LACS went through more leadership turmoil in 2001 and 2002 until, in January of 2003, actress Annette Crosbie was named President. In a January 10, 2003 inteview with David Edwards, Crosbie told The Mirror (citation) : "When I think about it, I think humans are the nastiest species of animal on the planet ...". In the same interview she describes herself as "impatient, intolerant, judgmental, tactless -- I'm not very nice, I'm really not. And if you don't do it my way, by God you'll be sorry." Supporters of Crosbie say her personaality is one of the things that makes her an ideal choice to lead the League.

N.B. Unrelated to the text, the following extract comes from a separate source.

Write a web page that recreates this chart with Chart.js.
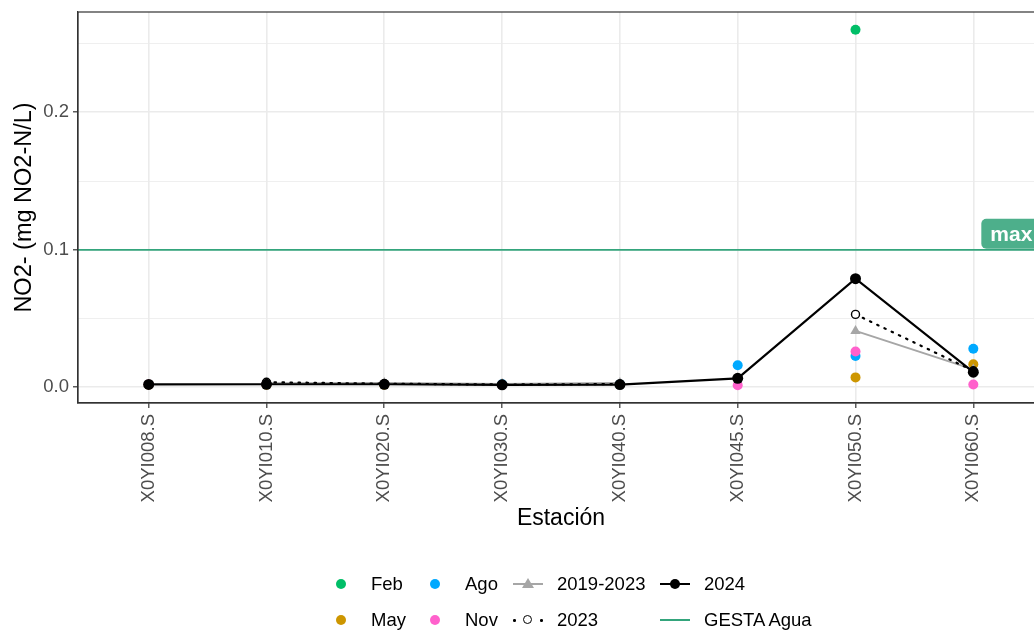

The folks at LACS have also tried to delete all external links to anyone except their own web site. Specifically, they have deleted the following links to interviews with their former leadership. I include all the links I included (unlike LACS, I believe in balance and can co-exist with divergent viewpoints so long as both sides are represented).

* Official website of LACS
* Copy of publication by Clifford Pellow, former huntsman
* Horse & Hound: Anti turns pro: "Graham Sirl speaks out"
* Horse & Hound: Anti turns pro: "Miles Cooper"
* Hunt Crimewatch campaign to report illegal hunts

1 comment:

Hubert Hubert said...

This is an excellent collection of information and I'm very glad to have had the chance to read it. I'm not surprised that it gets edited out of Wikipedia, that place does get run by the people that show up and 'Animal Activists' are very keen to both spread their worldview and insist, moreover, that it is the only ethical view on the subject. This is, as I'm sure I don't need to write here, very far from being so.

One thing: since this is such a good collection of information it'd be a shame if it wasn't more easily found on the net. If it was my post I'd put "League against cruel sports" in the title of the post and include the same words as one of the tags (or labels) that describe the content of the post. Google will then, with a bit of luck, start to show it when people search for LACS on the net.